== Given instruction ==
Copy every line that mentions the word "this".
[Start]
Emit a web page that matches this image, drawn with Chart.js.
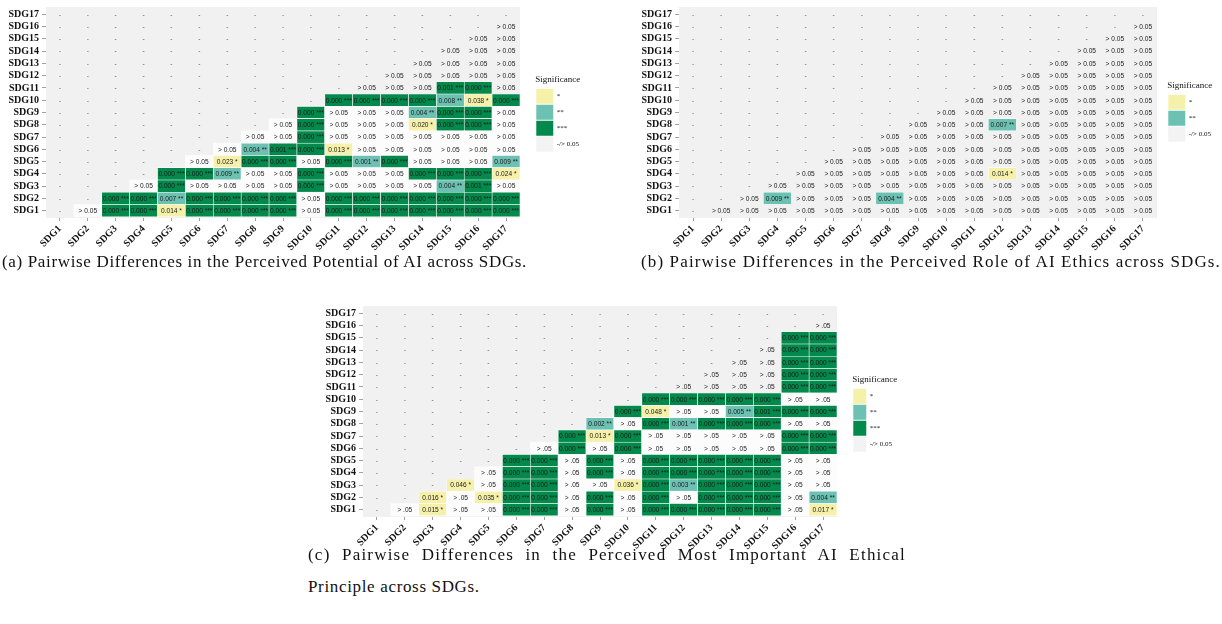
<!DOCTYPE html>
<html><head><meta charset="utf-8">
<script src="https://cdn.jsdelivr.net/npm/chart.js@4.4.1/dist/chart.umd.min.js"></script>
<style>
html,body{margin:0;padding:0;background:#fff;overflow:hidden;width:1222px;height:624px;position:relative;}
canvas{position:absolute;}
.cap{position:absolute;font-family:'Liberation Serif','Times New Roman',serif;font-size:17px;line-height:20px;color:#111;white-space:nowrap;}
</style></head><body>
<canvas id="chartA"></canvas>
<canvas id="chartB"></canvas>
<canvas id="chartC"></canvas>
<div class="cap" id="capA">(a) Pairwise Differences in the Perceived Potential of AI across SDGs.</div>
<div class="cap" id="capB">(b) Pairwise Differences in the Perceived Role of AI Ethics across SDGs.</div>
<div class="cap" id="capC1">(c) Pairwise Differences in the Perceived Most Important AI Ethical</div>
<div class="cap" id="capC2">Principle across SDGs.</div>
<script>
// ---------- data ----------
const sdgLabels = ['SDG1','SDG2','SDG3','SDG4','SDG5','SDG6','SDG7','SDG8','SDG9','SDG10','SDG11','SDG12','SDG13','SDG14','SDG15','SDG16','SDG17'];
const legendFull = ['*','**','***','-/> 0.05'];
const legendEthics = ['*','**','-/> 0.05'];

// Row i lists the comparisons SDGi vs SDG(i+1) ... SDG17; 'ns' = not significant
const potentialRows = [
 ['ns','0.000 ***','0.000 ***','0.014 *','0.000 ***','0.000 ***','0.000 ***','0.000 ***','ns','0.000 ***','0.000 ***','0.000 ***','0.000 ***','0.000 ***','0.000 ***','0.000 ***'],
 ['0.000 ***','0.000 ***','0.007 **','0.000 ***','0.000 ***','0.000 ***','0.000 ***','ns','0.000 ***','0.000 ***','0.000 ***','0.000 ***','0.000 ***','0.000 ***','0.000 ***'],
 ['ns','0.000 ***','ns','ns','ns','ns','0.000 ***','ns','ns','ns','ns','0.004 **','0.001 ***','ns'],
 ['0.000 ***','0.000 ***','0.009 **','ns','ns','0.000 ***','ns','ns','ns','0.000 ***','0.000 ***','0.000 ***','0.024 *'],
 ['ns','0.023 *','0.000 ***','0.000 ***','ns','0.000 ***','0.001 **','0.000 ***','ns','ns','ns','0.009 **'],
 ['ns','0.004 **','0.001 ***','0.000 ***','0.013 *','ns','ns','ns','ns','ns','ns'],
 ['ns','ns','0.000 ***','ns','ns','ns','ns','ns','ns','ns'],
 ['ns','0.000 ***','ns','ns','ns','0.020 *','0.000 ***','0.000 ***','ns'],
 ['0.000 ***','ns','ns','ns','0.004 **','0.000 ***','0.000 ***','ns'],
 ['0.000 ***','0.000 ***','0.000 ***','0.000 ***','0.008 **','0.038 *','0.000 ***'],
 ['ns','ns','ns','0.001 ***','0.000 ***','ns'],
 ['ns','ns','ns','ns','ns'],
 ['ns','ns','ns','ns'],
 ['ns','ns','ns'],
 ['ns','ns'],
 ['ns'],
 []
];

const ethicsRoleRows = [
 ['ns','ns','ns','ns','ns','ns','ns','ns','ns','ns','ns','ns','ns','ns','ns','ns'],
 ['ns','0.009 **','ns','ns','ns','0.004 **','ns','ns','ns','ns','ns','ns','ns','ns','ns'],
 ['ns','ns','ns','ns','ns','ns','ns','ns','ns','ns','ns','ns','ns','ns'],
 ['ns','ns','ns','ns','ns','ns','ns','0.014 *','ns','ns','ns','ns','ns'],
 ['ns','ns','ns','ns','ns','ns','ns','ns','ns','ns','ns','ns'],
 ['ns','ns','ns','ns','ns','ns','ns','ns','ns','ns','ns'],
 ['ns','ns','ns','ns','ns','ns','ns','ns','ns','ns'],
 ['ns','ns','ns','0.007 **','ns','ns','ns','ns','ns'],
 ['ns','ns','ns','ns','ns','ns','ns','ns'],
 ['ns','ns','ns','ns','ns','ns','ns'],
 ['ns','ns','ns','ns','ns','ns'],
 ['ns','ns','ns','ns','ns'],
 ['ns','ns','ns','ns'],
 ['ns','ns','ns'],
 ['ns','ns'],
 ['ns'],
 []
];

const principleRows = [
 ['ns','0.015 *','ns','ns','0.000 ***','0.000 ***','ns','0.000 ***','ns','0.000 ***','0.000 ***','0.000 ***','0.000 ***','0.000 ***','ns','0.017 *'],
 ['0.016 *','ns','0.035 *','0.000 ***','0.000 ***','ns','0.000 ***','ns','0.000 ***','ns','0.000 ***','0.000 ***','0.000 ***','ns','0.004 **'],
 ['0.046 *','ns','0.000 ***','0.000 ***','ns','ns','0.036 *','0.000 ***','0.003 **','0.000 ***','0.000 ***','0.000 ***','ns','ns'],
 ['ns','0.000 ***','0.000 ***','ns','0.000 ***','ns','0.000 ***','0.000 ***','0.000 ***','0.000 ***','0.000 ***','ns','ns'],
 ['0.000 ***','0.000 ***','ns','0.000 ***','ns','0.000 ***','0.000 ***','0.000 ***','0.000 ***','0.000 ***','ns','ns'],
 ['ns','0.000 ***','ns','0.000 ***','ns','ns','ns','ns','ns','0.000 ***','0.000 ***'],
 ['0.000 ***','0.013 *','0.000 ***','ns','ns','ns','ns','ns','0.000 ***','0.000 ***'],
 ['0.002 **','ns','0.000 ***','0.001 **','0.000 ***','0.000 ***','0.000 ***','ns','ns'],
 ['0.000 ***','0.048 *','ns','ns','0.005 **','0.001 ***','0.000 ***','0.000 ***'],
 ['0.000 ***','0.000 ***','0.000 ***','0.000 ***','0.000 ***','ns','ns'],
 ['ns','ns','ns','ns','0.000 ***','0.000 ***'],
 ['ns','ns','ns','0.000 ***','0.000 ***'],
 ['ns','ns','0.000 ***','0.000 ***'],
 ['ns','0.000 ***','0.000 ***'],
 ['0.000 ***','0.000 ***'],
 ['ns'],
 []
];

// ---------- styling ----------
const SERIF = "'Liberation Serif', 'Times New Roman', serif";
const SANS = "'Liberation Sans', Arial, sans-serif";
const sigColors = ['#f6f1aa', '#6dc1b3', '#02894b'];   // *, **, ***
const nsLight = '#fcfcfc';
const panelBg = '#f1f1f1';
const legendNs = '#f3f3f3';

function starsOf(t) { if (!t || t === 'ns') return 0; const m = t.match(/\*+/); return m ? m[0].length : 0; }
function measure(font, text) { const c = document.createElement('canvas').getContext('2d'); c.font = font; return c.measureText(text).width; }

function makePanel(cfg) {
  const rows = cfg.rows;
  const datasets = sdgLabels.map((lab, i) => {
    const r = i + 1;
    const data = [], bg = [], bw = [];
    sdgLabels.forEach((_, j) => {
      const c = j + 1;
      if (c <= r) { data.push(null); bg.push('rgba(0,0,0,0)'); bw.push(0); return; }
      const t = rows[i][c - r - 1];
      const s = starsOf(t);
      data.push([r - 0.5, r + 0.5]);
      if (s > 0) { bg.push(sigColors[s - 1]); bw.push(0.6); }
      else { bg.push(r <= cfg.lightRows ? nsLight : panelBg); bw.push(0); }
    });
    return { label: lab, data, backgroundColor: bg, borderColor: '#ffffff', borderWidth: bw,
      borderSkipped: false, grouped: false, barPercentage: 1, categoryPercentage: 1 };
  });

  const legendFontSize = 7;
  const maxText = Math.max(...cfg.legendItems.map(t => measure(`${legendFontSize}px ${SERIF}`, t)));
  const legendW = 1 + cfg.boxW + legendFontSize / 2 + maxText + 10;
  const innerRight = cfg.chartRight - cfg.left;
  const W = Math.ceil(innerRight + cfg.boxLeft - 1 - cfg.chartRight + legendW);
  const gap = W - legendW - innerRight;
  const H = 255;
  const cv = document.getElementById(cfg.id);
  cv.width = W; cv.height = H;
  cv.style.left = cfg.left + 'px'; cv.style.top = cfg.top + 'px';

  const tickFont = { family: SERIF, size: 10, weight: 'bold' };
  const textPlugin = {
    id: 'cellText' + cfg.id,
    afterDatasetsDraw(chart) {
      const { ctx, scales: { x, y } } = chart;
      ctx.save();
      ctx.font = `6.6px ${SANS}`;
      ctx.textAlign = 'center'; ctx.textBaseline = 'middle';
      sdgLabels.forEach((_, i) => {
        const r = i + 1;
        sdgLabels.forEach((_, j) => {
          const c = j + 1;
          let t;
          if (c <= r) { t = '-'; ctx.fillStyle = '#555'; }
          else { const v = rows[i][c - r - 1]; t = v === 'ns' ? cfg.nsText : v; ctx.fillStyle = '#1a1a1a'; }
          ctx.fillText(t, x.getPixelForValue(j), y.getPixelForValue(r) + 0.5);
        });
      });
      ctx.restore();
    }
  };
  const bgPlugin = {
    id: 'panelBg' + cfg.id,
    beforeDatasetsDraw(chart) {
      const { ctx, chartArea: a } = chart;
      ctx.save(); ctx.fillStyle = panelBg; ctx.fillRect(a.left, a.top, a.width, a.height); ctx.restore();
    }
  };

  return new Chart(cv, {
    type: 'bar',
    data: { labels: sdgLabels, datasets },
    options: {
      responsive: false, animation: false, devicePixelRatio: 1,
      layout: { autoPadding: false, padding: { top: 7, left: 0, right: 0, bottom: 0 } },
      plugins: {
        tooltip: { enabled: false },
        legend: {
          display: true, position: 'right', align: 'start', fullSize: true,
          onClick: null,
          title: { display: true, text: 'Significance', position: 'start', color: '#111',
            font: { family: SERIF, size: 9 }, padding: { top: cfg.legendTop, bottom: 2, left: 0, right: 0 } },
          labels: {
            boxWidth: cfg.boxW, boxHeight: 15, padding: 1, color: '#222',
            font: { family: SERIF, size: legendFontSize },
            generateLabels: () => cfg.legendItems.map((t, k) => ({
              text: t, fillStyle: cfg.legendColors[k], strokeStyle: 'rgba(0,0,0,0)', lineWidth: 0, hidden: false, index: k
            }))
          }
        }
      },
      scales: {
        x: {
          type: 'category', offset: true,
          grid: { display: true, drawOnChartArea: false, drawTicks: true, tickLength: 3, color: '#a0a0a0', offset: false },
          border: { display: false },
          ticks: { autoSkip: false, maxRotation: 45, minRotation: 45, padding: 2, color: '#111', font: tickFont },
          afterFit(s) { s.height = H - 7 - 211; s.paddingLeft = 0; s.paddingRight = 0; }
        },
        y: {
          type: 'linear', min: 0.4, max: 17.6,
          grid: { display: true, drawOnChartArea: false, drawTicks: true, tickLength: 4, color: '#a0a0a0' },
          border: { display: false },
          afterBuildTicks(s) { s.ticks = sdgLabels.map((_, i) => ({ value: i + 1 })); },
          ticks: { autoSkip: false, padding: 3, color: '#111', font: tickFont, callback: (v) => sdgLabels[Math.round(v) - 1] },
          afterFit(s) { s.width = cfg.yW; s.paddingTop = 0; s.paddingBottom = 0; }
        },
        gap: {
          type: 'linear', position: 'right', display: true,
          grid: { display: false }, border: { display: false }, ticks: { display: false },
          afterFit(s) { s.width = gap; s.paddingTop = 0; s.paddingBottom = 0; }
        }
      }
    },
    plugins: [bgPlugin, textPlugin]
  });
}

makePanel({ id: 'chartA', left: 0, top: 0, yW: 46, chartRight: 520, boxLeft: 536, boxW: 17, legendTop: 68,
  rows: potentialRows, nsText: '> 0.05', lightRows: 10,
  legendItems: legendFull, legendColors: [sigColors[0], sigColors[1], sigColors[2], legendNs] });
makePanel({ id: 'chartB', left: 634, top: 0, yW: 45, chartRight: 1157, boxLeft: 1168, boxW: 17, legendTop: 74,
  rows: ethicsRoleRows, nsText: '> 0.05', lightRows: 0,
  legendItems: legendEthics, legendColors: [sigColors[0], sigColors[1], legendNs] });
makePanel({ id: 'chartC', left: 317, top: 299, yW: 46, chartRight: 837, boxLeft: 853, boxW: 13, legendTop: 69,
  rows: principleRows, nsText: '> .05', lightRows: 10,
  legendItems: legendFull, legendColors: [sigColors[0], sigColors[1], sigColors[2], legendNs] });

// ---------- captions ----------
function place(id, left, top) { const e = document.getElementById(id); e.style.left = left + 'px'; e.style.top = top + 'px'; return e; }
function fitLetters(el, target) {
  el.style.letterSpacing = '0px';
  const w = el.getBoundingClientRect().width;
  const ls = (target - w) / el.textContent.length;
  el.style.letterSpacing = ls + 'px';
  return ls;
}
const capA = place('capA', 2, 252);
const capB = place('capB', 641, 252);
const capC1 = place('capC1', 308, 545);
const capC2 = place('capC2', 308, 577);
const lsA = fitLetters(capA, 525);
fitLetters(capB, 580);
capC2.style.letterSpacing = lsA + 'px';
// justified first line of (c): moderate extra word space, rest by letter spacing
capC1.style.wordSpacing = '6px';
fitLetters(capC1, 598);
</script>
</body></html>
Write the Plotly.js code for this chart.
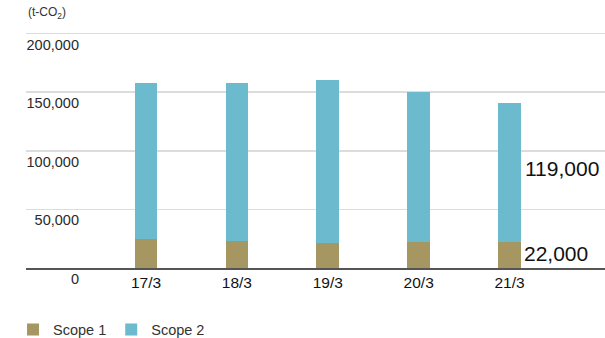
[End]
== Written answer ==
Emit a web page that matches this image, drawn with Chart.js.
Write the Plotly.js code for this chart.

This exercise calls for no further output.